Rather than becoming a source of discomfort (standard equipment for all human beings), overeating feels comfortable and normal to kids who lose touch with their hunger signals. And as they tolerate both intense hunger signals and overfull signals, the Feast or Famine Cycle takes a firm hold. This is how kids get overweight and develop troubled eating behaviors.

Kids overeat (make-up eating)
The second and most obvious way for a body to catch up after inadequate food intake is to consume more food–qualitatively and quantitatively. Kids who overeat, binge, or do make-up eating not only eat more food, they tend to eat foods with more calories per bite.
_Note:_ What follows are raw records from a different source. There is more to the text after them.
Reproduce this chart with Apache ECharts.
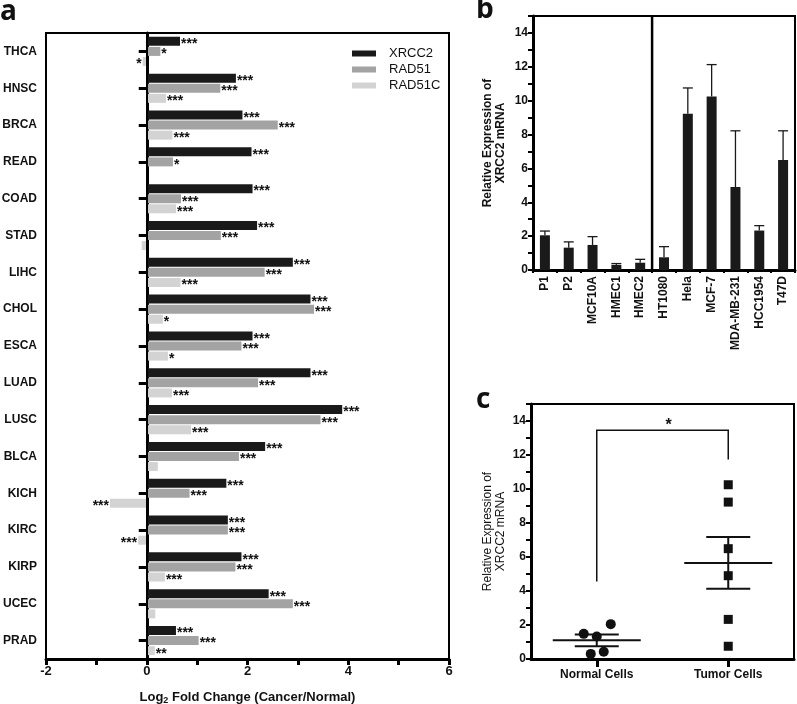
<!DOCTYPE html>
<html><head><meta charset="utf-8">
<script src="https://cdn.jsdelivr.net/npm/echarts@6/dist/echarts.min.js"></script>
<style>html,body{margin:0;padding:0;background:#fff}#chart{width:797px;height:704px}</style>
</head><body><div id="chart"></div>
<script>
// ---------- Panel a data ----------
const cancerTypes = ['THCA','HNSC','BRCA','READ','COAD','STAD','LIHC','CHOL','ESCA','LUAD','LUSC','BLCA','KICH','KIRC','KIRP','UCEC','PRAD'];
const seriesNames = ['XRCC2','RAD51','RAD51C'];
const xrcc2FC  = [0.66,1.77,1.90,2.08,2.10,2.19,2.90,3.25,2.10,3.25,3.88,2.35,1.58,1.61,1.88,2.42,0.58];
const rad51FC  = [0.27,1.46,2.60,0.52,0.68,1.47,2.34,3.32,1.88,2.21,3.45,1.83,0.85,1.61,1.76,2.90,1.03];
const rad51cFC = [-0.08,0.38,0.51,null,0.58,-0.10,0.67,0.32,0.42,0.50,0.88,0.22,-0.73,-0.17,0.36,0.17,0.16];
const xrcc2Sig  = ['***','***','***','***','***','***','***','***','***','***','***','***','***','***','***','***','***'];
const rad51Sig  = ['*','***','***','*','***','***','***','***','***','***','***','***','***','***','***','***','***'];
const rad51cSig = ['*','***','***','','***','','***','*','*','***','***','','***','***','***','','**'];
const aTickLabels = [-2,0,2,4,6];

// ---------- Panel b data ----------
const cellLines = ['P1','P2','MCF10A','HMEC1','HMEC2','HT1080','Hela','MCF-7','MDA-MB-231','HCC1954','T47D'];
const normalCount = 5;
const relExpr    = [2.05,1.32,1.48,0.30,0.43,0.75,9.23,10.25,4.90,2.33,6.49];
const relExprErr = [0.25,0.34,0.49,0.08,0.20,0.63,1.52,1.88,3.32,0.29,1.73];
const bcTickLabels = [0,2,4,6,8,10,12,14];

// ---------- Panel c data ----------
const groups = ['Normal Cells','Tumor Cells'];
const normalVals = relExpr.slice(0, normalCount);
const tumorVals = relExpr.slice(normalCount);
const groupMean = [1.11, 5.65];
const groupSemLow = [0.75, 4.13];
const groupSemHigh = [1.44, 7.17];
const bracketY = 13.45, bracketLeftEnd = 4.56, bracketRightEnd = 11.73, bracketSig = '*';

// ---------- styles / layout ----------
const FONT = 'Liberation Sans, Arial, sans-serif';
const colors = ['#1a1a1a','#a3a3a3','#d3d3d3'];
const normalJitterPx = [14, 0, -13, -6, 7];
const BLACK = '#000';

const chart = echarts.init(document.getElementById('chart'), null, {renderer:'canvas'});

function barData(vals, sig){
  return vals.map((v,i)=> v==null ? '-' : ({value:v, label:{position: v<0?'left':'right', formatter: sig[i] || ''}}));
}
const starLabel = {show:true, color:'#111', fontFamily:FONT, fontWeight:'bold', fontSize:14, distance:1, offset:[0,3]};

function valAxisCommon(){
  return {
    axisLine:{show:true, onZero:false, lineStyle:{color:BLACK, width:3}},
    axisTick:{show:true, length:5, lineStyle:{color:BLACK, width:2}},
    splitLine:{show:false}
  };
}

const option = {
  animation:false,
  backgroundColor:'#fff',
  textStyle:{fontFamily:FONT},
  graphic:[
    {type:'text', left:0, top:-2, style:{text:'a', font:'bold 28px "Open Sans", sans-serif', fill:'#111'}},
    {type:'text', left:476, top:-4, style:{text:'b', font:'bold 28px "Open Sans", sans-serif', fill:'#111'}},
    {type:'text', left:476, top:386, style:{text:'c', font:'bold 28px "Open Sans", sans-serif', fill:'#111'}}
  ],
  legend:{
    data:seriesNames, orient:'vertical', left:352, top:47, padding:0, itemWidth:24, itemHeight:6, itemGap:3, icon:'rect',
    textStyle:{fontFamily:FONT, fontSize:13, color:'#111'},
    formatter:'{t|{name}}'
  },
  grid:[
    {left:46, top:33, width:403, height:626, show:true, borderColor:BLACK, borderWidth:2, containLabel:false, outerBoundsMode:'none'},
    {left:533, top:16, width:262, height:254, show:true, borderColor:BLACK, borderWidth:2, containLabel:false, outerBoundsMode:'none'},
    {left:531, top:404, width:263, height:255, show:true, borderColor:BLACK, borderWidth:2, containLabel:false, outerBoundsMode:'none'}
  ],
  xAxis:[
    Object.assign(valAxisCommon(), {
      type:'value', gridIndex:0, min:-2, max:6, interval:1,
      axisTick:{show:true, length:6, lineStyle:{color:BLACK, width:3}},
      axisLabel:{color:'#111', fontFamily:FONT, fontWeight:'bold', fontSize:13, margin:6,
        formatter:v=> aTickLabels.includes(v) ? String(v) : ''},
      name:'{n|Log}{s|2}{n| Fold Change (Cancer/Normal)}', nameLocation:'middle', nameGap:31,
      nameTextStyle:{rich:{
        n:{fontFamily:FONT, fontWeight:'bold', fontSize:13, color:'#111'},
        s:{fontFamily:FONT, fontWeight:'bold', fontSize:9, color:'#111', verticalAlign:'bottom', padding:[6,0,0,0]}
      }}
    }),
    {
      type:'category', gridIndex:1, data:cellLines,
      axisLine:{show:true, lineStyle:{color:BLACK, width:3}},
      axisTick:{show:true, length:3, interval:0, lineStyle:{color:BLACK, width:2}},
      axisLabel:{interval:0, rotate:90, color:'#111', fontFamily:FONT, fontWeight:'bold', fontSize:12, margin:6},
      splitLine:{show:false}
    },
    {
      type:'category', gridIndex:2, data:groups,
      axisLine:{show:true, lineStyle:{color:BLACK, width:3}},
      axisTick:{show:true, alignWithLabel:true, length:8, lineStyle:{color:BLACK, width:3}},
      axisLabel:{color:'#111', fontFamily:FONT, fontWeight:'bold', fontSize:12, margin:10},
      splitLine:{show:false}
    }
  ],
  yAxis:[
    {
      type:'category', gridIndex:0, data:cancerTypes, inverse:true,
      axisLine:{show:true, lineStyle:{color:BLACK, width:3}},
      axisTick:{show:true, alignWithLabel:true, length:8, lineStyle:{color:BLACK, width:3}},
      axisLabel:{color:'#111', fontFamily:FONT, fontWeight:'bold', fontSize:12, margin:9},
      splitLine:{show:false}
    },
    Object.assign(valAxisCommon(), {
      type:'value', gridIndex:1, min:0, max:15, interval:1,
      axisLabel:{color:'#111', fontFamily:FONT, fontWeight:'bold', fontSize:12, margin:5,
        formatter:v=> bcTickLabels.includes(v) ? String(v) : ''},
      name:'Relative Expression of\nXRCC2 mRNA', nameLocation:'middle', nameGap:26, nameRotate:90,
      nameTextStyle:{fontFamily:FONT, fontWeight:'bold', fontSize:12, color:'#111', lineHeight:13}
    }),
    Object.assign(valAxisCommon(), {
      type:'value', gridIndex:2, min:0, max:15, interval:1,
      axisLabel:{color:'#111', fontFamily:FONT, fontWeight:'bold', fontSize:12, margin:5,
        formatter:v=> bcTickLabels.includes(v) ? String(v) : ''},
      name:'Relative Expression of\nXRCC2 mRNA', nameLocation:'middle', nameGap:24, nameRotate:90,
      nameTextStyle:{fontFamily:FONT, fontWeight:'normal', fontSize:12, color:'#111', lineHeight:13}
    })
  ],
  series:[
    {name:seriesNames[0], type:'bar', xAxisIndex:0, yAxisIndex:0, barWidth:9, barGap:'12%',
      itemStyle:{color:colors[0]}, label:starLabel, data:barData(xrcc2FC, xrcc2Sig),
      markLine:{silent:true, symbol:['none','none'], label:{show:false}, lineStyle:{color:BLACK, width:2, type:'solid'},
        data:[{xAxis:0}], z:10}},
    {name:seriesNames[1], type:'bar', xAxisIndex:0, yAxisIndex:0, barWidth:9, barGap:'12%',
      itemStyle:{color:colors[1]}, label:starLabel, data:barData(rad51FC, rad51Sig)},
    {name:seriesNames[2], type:'bar', xAxisIndex:0, yAxisIndex:0, barWidth:9, barGap:'12%',
      itemStyle:{color:colors[2]}, label:starLabel, data:barData(rad51cFC, rad51cSig)},

    // panel b bars
    {type:'bar', xAxisIndex:1, yAxisIndex:1, barWidth:10, itemStyle:{color:'#1a1a1a'}, data:relExpr, z:3},
    // panel b error bars
    {type:'custom', xAxisIndex:1, yAxisIndex:1, z:2,
      data:relExpr.map((v,i)=>[i, v, relExprErr[i]]),
      renderItem:(params, api)=>{
        const i=api.value(0), v=api.value(1), e=api.value(2);
        const b=api.coord([i,v]), t=api.coord([i,v+e]);
        const st={stroke:'#1a1a1a', lineWidth:1.3};
        return {type:'group', children:[
          {type:'line', shape:{x1:b[0],y1:b[1],x2:t[0],y2:t[1]}, style:st},
          {type:'line', shape:{x1:t[0]-5,y1:t[1],x2:t[0]+5,y2:t[1]}, style:st}
        ]};
      }},
    // panel b divider between normal and tumor lines
    {type:'custom', xAxisIndex:1, yAxisIndex:1, z:4, data:[[normalCount-1, 0]],
      renderItem:(params, api)=>{
        const a=api.coord([normalCount-1, 0]), b=api.coord([normalCount, 15]);
        const x=(a[0]+b[0])/2;
        return {type:'line', shape:{x1:x,y1:a[1],x2:x,y2:b[1]}, style:{stroke:BLACK, lineWidth:2.5}};
      }},

    // panel c scatter
    {type:'scatter', xAxisIndex:2, yAxisIndex:2, symbol:'circle', symbolSize:10, itemStyle:{color:'#111', opacity:1}, z:3,
      data:normalVals.map((v,i)=>({value:[0,v], symbolOffset:[normalJitterPx[i],0]}))},
    {type:'scatter', xAxisIndex:2, yAxisIndex:2, symbol:'rect', symbolSize:9, itemStyle:{color:'#111', opacity:1}, z:3,
      data:tumorVals.map(v=>[1,v])},
    // mean +/- SEM
    {type:'custom', xAxisIndex:2, yAxisIndex:2, z:4,
      data:groups.map((g,i)=>[i, groupMean[i], groupSemLow[i], groupSemHigh[i]]),
      renderItem:(params, api)=>{
        const i=api.value(0);
        const m=api.coord([i, api.value(1)]), lo=api.coord([i, api.value(2)]), hi=api.coord([i, api.value(3)]);
        const st={stroke:'#111', lineWidth:2};
        return {type:'group', children:[
          {type:'line', shape:{x1:m[0]-44,y1:m[1],x2:m[0]+44,y2:m[1]}, style:st},
          {type:'line', shape:{x1:m[0]-22,y1:lo[1],x2:m[0]+22,y2:lo[1]}, style:st},
          {type:'line', shape:{x1:m[0]-22,y1:hi[1],x2:m[0]+22,y2:hi[1]}, style:st},
          {type:'line', shape:{x1:m[0],y1:lo[1],x2:m[0],y2:hi[1]}, style:st}
        ]};
      }},
    // significance bracket
    {type:'custom', xAxisIndex:2, yAxisIndex:2, z:4, data:[[0, bracketY]],
      renderItem:(params, api)=>{
        const p1=api.coord([0,bracketLeftEnd]), p2=api.coord([0,bracketY]), p3=api.coord([1,bracketY]), p4=api.coord([1,bracketRightEnd]);
        return {type:'group', children:[
          {type:'polyline', shape:{points:[p1,p2,p3,p4]}, style:{stroke:'#111', lineWidth:1.5, fill:null}},
          {type:'text', x:(p2[0]+p3[0])/2+6, y:p2[1]+3, style:{text:bracketSig, font:'bold 16px '+FONT, fill:'#111', align:'center', verticalAlign:'bottom'}}
        ]};
      }}
  ]
};
option.legend.textStyle.rich = {t:{fontFamily:FONT, fontSize:13, color:'#111', padding:[0,0,0,8]}};
chart.setOption(option);
</script></body></html>
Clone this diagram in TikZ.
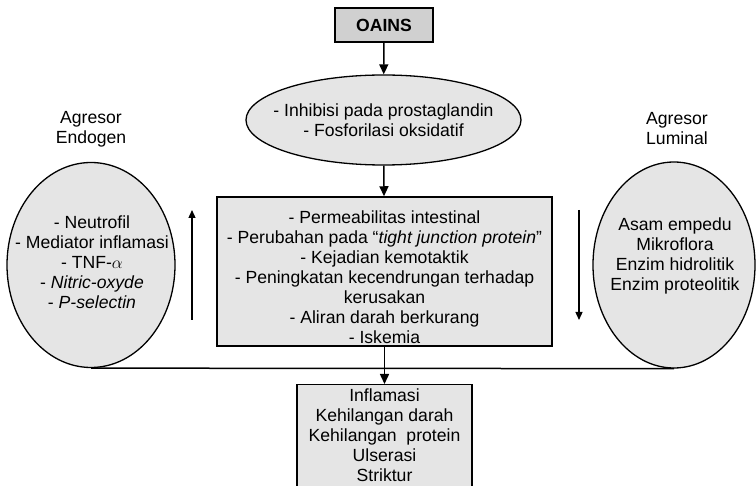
\documentclass[tikz,border=0pt]{standalone}
\usepackage{fontspec}
\setmainfont{Liberation Sans}
\usetikzlibrary{arrows.meta}
\usetikzlibrary{shapes.geometric}
\usetikzlibrary{positioning}

\begin{document}
\begin{tikzpicture}[x=1pt, y=-1pt,
    font=\fontsize{17.6}{20}\selectfont,
    box/.style={draw, line width=1.5pt, fill=gray!20, inner sep=0pt},
    oval/.style={draw, ellipse, line width=1.3pt, fill=gray!20, inner sep=0pt},
    txt/.style={align=center, inner sep=0pt},
    flow/.style={line width=1.5pt, -{Triangle[length=10pt, width=9pt]}},
    side/.style={line width=1.3pt, -{Triangle[length=8pt, width=7pt]}}]
    \useasboundingbox (0,0) rectangle (756,486);

    % OAINS
    \node[box, fill=gray!37, minimum width=98pt, minimum height=34pt, font=\fontsize{17.6}{20}\selectfont\bfseries] (oains) at (384,25) {OAINS};

    % Mekanisme awal
    \node[oval, minimum width=275pt, minimum height=90pt] (mech) at (383.5,120) {};
    \node[txt] at (mech.center) {- Inhibisi pada prostaglandin\\- Fosforilasi oksidatif};

    % Efek pada mukosa
    \node[box, minimum width=335pt, minimum height=149pt] (mukosa) at (384.5,271.5) {};
    \node[txt] at (384.5,277) {- Permeabilitas intestinal\\
        - Perubahan pada ``\textit{tight junction protein}''\\
        - Kejadian kemotaktik\\
        - Peningkatan kecendrungan terhadap\\
        kerusakan\\
        - Aliran darah berkurang\\
        - Iskemia};

    % Agresor endogen
    \node[txt] (labelendo) at (91,129) {Agresor\\Endogen};
    \node[oval, minimum width=168pt, minimum height=205pt] (endo) at (91,265) {};
    \node[txt] at (92,262) {- Neutrofil\\- Mediator inflamasi\\- TNF-$\alpha$\\- \textit{Nitric-oxyde}\\- \textit{P-selectin}};

    % Agresor luminal
    \node[txt] (labellum) at (677,129) {Agresor\\Luminal};
    \node[oval, minimum width=162pt, minimum height=206pt] (lumen) at (674,265) {};
    \node[txt] at (675,256) {Asam empedu\\Mikroflora\\Enzim hidrolitik\\Enzim proteolitik};

    % Akibat
    \node[box, minimum width=175pt, minimum height=108pt, anchor=north] (akibat) at (384.5,384) {};
    \node[txt] at (384.5,435.5) {Inflamasi\\Kehilangan darah\\Kehilangan~ protein\\Ulserasi\\Striktur};

    % Arah pengaruh
    \coordinate (upbot) at (192,320);
    \coordinate (uptop) at (192,210);
    \coordinate (dntop) at (579,210);
    \coordinate (dnbot) at (579,320);
    \draw[side] (upbot) -- (uptop);
    \draw[side] (dntop) -- (dnbot);

    % Panah utama
    \draw[flow] (oains) -- (mech);
    \draw[flow] (mech) -- (mukosa);
    \draw[line width=1.5pt] (endo.south) -- (lumen.south);
    \draw[flow] (mukosa) -- (akibat);
\end{tikzpicture}
\end{document}
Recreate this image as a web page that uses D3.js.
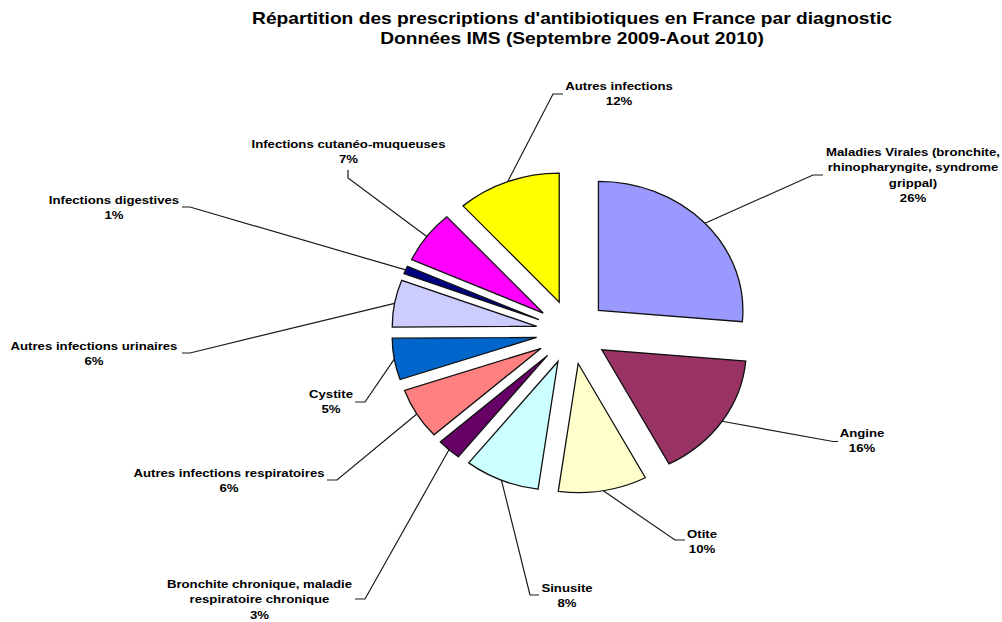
<!DOCTYPE html>
<html lang="fr">
<head>
<meta charset="UTF-8">
<title>Répartition des prescriptions d'antibiotiques en France</title>
<script src="https://d3js.org/d3.v7.min.js"></script>
<style>
  body { margin: 0; background: #fff; }
  svg { display: block; font-family: Arial, "Liberation Sans", sans-serif; }
  .slice { stroke: #111; stroke-width: 1.3px; vector-effect: non-scaling-stroke; }
  .leader { fill: none; stroke: #1a1a1a; stroke-width: 1.2px; }
  .lbl { font-size: 11px; font-weight: bold; fill: #000; }
  .title { font-size: 16px; font-weight: bold; fill: #000; }
</style>
</head>
<body>
<svg width="1002" height="622"></svg>
<script>
// slice names, split on the lines they are printed on
const categories = [
  ["Maladies Virales (bronchite,", "rhinopharyngite, syndrome", "grippal)"],
  ["Angine"],
  ["Otite"],
  ["Sinusite"],
  ["Bronchite chronique, maladie", "respiratoire chronique"],
  ["Autres infections respiratoires"],
  ["Cystite"],
  ["Autres infections urinaires"],
  ["Infections digestives"],
  ["Infections cutanéo-muqueuses"],
  ["Autres infections"]
];
// share of prescriptions (%)
const shares = [26.4, 15.9, 9.9, 8.4, 2.7, 6.4, 5.2, 5.9, 1.0, 6.6, 11.6];
const colors = ["#9999ff", "#993366", "#ffffcc", "#ccffff", "#660066", "#ff8080",
                "#0066cc", "#ccccff", "#000080", "#ff00ff", "#ffff00"];

// where each label sits and how its leader line bends
const labelLayout = [
  { x: 913, y: 156, elbow: [813, 175], end: [823, 175] },
  { x: 862, y: 437, elbow: [833, 441.5], end: [838, 441.5] },
  { x: 702, y: 537.5, elbow: [675, 540], end: [685, 540] },
  { x: 567, y: 592, elbow: [530, 595], end: [539, 595] },
  { x: 259.5, y: 588, elbow: [365, 599], end: [355, 599] },
  { x: 229, y: 477, elbow: [337, 480], end: [327, 480] },
  { x: 331, y: 398, elbow: [365, 402], end: [355, 402] },
  { x: 94, y: 349.5, elbow: [190, 353], end: [182, 353] },
  { x: 114, y: 203.5, elbow: [190, 207], end: [182, 207] },
  { x: 348.5, y: 147.5, elbow: [348, 178], end: [348, 170] },
  { x: 619, y: 89.5, elbow: [553, 94], end: [563, 94] }
];

const cx = 572, cy = 332, r = 129, sx = 1.12, explode = 32;
const textStretch = 1.2, lineH = 15.5;

const svg = d3.select("svg");

const data = categories.map((c, i) => ({ lines: c, share: shares[i], color: colors[i], lay: labelLayout[i] }));
const arcs = d3.pie().sort(null).value(d => d.share)(data);
const arc = d3.arc().innerRadius(0).outerRadius(r);
const fmt = v => Math.round(v) + "%";

// title
const title = svg.append("g").attr("transform", `translate(572,24) scale(1.2,1)`);
title.append("text").attr("class", "title").attr("text-anchor", "middle")
  .text("Répartition des prescriptions d'antibiotiques en France par diagnostic");
title.append("text").attr("class", "title").attr("text-anchor", "middle").attr("y", 20)
  .text("Données IMS (Septembre 2009-Aout 2010)");

// leader lines
const mid = d => (d.startAngle + d.endAngle) / 2;
svg.selectAll(".leader").data(arcs).join("path")
  .attr("class", "leader")
  .attr("d", d => {
    const m = mid(d);
    const ax = cx + sx * Math.sin(m) * (r + explode);
    const ay = cy - Math.cos(m) * (r + explode);
    return d3.line()([[ax, ay], d.data.lay.elbow, d.data.lay.end]);
  });

// exploded slices
const pieG = svg.append("g").attr("transform", `translate(${cx},${cy}) scale(${sx},1)`);
pieG.selectAll(".slice").data(arcs).join("path")
  .attr("class", "slice")
  .attr("fill", d => d.data.color)
  .attr("transform", d => `translate(${Math.sin(mid(d)) * explode},${-Math.cos(mid(d)) * explode})`)
  .attr("d", arc);

// labels
const lbl = svg.selectAll(".lblg").data(arcs).join("g")
  .attr("class", "lblg")
  .attr("transform", d => `translate(${d.data.lay.x},${d.data.lay.y}) scale(${textStretch},1)`);
lbl.append("text").attr("class", "lbl").attr("text-anchor", "middle")
  .selectAll("tspan")
  .data(d => d.data.lines.concat([fmt(d.data.share)]))
  .join("tspan")
  .attr("x", 0)
  .attr("y", (t, i) => i * lineH)
  .text(t => t);
</script>
</body>
</html>
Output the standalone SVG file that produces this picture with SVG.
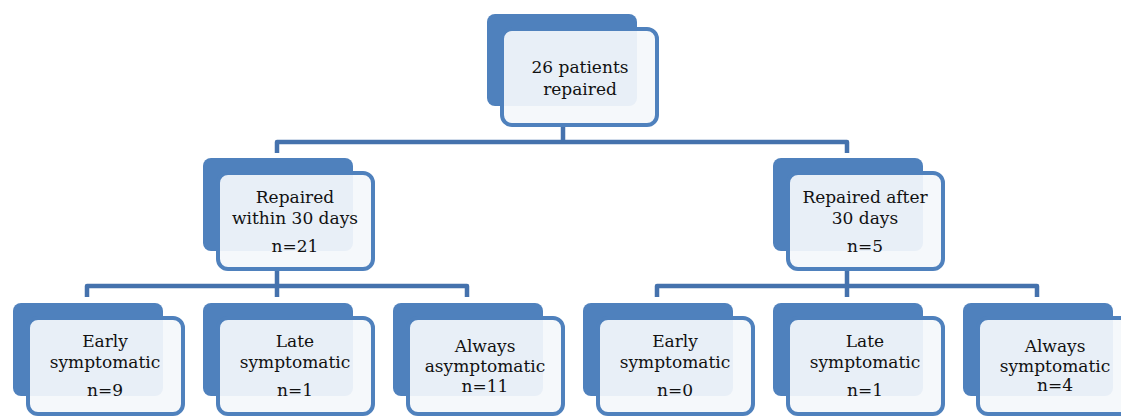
<svg xmlns="http://www.w3.org/2000/svg" width="1121" height="416" viewBox="0 0 1121 416">
<defs>
<style>
.back{fill:#4f81bd;}
.front{fill:#f4f7fb;fill-opacity:0.93;stroke:#4f81bd;stroke-width:4;}
.conn{fill:none;stroke:#4572ad;stroke-width:4.5;stroke-linejoin:round;}
text{font-family:"DejaVu Serif","Liberation Serif",serif;font-size:17px;fill:#111111;text-anchor:middle;}
</style>
</defs>
<rect width="1121" height="416" fill="#ffffff"/>
<g id="connectors">
<path class="conn" d="M563 127 V142 M277 153 V142 H847 V153"/>
<path class="conn" d="M277 271 V286 M87 297 V286 H467 V297 M277 286 V297"/>
<path class="conn" d="M847 271 V286 M657 297 V286 H1037 V297 M847 286 V297"/>
</g>
<g id="n-root">
<rect class="back" x="487" y="14" width="150" height="92" rx="8"/>
<rect class="front" x="502" y="29" width="155" height="96" rx="10"/>
<text x="580" y="73">26 patients</text>
<text x="580" y="95">repaired</text>
</g>
<g id="n-within">
<rect class="back" x="203" y="158" width="150" height="93" rx="8"/>
<rect class="front" x="218" y="173" width="155" height="96" rx="10"/>
<text x="295" y="203">Repaired</text>
<text x="295" y="224">within 30 days</text>
<text x="295" y="252">n=21</text>
</g>
<g id="n-after">
<rect class="back" x="773" y="158" width="150" height="93" rx="8"/>
<rect class="front" x="788" y="173" width="155" height="96" rx="10"/>
<text x="865" y="203">Repaired after</text>
<text x="865" y="224">30 days</text>
<text x="865" y="252">n=5</text>
</g>
<g id="n-early1">
<rect class="back" x="13" y="303" width="150" height="93" rx="8"/>
<rect class="front" x="28" y="318" width="155" height="96" rx="10"/>
<text x="105" y="347">Early</text>
<text x="105" y="368">symptomatic</text>
<text x="105" y="396">n=9</text>
</g>
<g id="n-late1">
<rect class="back" x="203" y="303" width="150" height="93" rx="8"/>
<rect class="front" x="218" y="318" width="155" height="96" rx="10"/>
<text x="295" y="347">Late</text>
<text x="295" y="368">symptomatic</text>
<text x="295" y="396">n=1</text>
</g>
<g id="n-always1">
<rect class="back" x="393" y="303" width="150" height="93" rx="8"/>
<rect class="front" x="408" y="318" width="155" height="96" rx="10"/>
<text x="485" y="352">Always</text>
<text x="485" y="372">asymptomatic</text>
<text x="485" y="392">n=11</text>
</g>
<g id="n-early2">
<rect class="back" x="583" y="303" width="150" height="93" rx="8"/>
<rect class="front" x="598" y="318" width="155" height="96" rx="10"/>
<text x="675" y="347">Early</text>
<text x="675" y="368">symptomatic</text>
<text x="675" y="396">n=0</text>
</g>
<g id="n-late2">
<rect class="back" x="773" y="303" width="150" height="93" rx="8"/>
<rect class="front" x="788" y="318" width="155" height="96" rx="10"/>
<text x="865" y="347">Late</text>
<text x="865" y="368">symptomatic</text>
<text x="865" y="396">n=1</text>
</g>
<g id="n-always2">
<rect class="back" x="963" y="303" width="150" height="93" rx="8"/>
<rect class="front" x="978" y="318" width="155" height="96" rx="10"/>
<text x="1055" y="352">Always</text>
<text x="1055" y="372">symptomatic</text>
<text x="1055" y="391">n=4</text>
</g>
</svg>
These richer, calorie-dense foods are the ones they crave when they have had to go hungry.

Madison, a nine-year-old, has fallen into the habit recently of eating an entire box of cookies as soon as she gets home from school. Her mother hides the cookies and puts fruit out on the counter in hopes that Madison will eat something healthier, but the little girl finds ice cream or the evening’s dessert to eat instead. Upon questioning, Madison’s mother finds that her daughter is not eating the school lunch because of a scheduling error that allows Madison only ten minutes in the lunchroom. Madison can hardly get through the line in that time. The real problem isn’t Madison’s bingeing on sweets. It’s the daily famine she’s experiencing at school.

Preoccupation with food is the setup for overeating, an important symptom to watch for in children. Talking often about eating, or an overemphasis on eating special, favorite treats, and the like, sometimes signal hidden famines in a kid’s life.

Conserving calories

Besides increasing caloric intake through overeating, kids’ bodies adapt to regular famines by burning less fuel in two ways:

  1. slowing metabolic rate
  2. Avoiding physical activity

Going hungry causes kids’ metabolic rates to slow down. The more regular and more serious the famines are, the more significant this adaptive effect. Of course, genetic differences also play a role, but this adaptive response is universal. Kids who go hungry need to burn energy more slowly than kids who are eating plenty of great food regularly throughout the day. Unsure of the food supply, their bodies spend limited energy more sparingly.

Possibly as a result of this drop in metabolism, kids in famine mode experience physical depression. They adapt by avoiding physical activity. Again, the uncertain food supply causes these bodies to hold onto their fuel and spend it sparingly.

Many parents, physicians, and therapists believe that under activity is the fundamental problem in overweight kids. Without looking at kids’ terrible eating patterns, these parents try to get these kids moving more. But they are defeated before they begin. It’s a dead-end road. The avoidance of physical activity in the child who goes hungry is only an adaptive symptom. To treat the symptom, rather than its cause, makes as much sense as giving oxygen to a person having difficulty breathing because his necktie is too tight.

Although the reluctance to be active in kids who experience famine is not psychological, a true depression can occur in kids who often go hungry. Lack of motivation, negative attitude, avoidance of challenge, moodiness, and many other manifestations of depression may be seen in kids suffering this effect. Probably a significant number of kids on antidepressant drugs are being treated for symptoms that could be relieved or at least improved by adjusting their food availability and eating schedules.

Is your kid on the Feast or Famine Cycle? Look for these symptoms:

Maybe you’ve noticed these symptoms before but didn’t know what to make of them. Now you do. You’re learning what to do about them. If your kids don’t have any of these symptoms, thank heaven for that, and know that you can learn how to protect them from the nightmare that this adaptive cycle brings.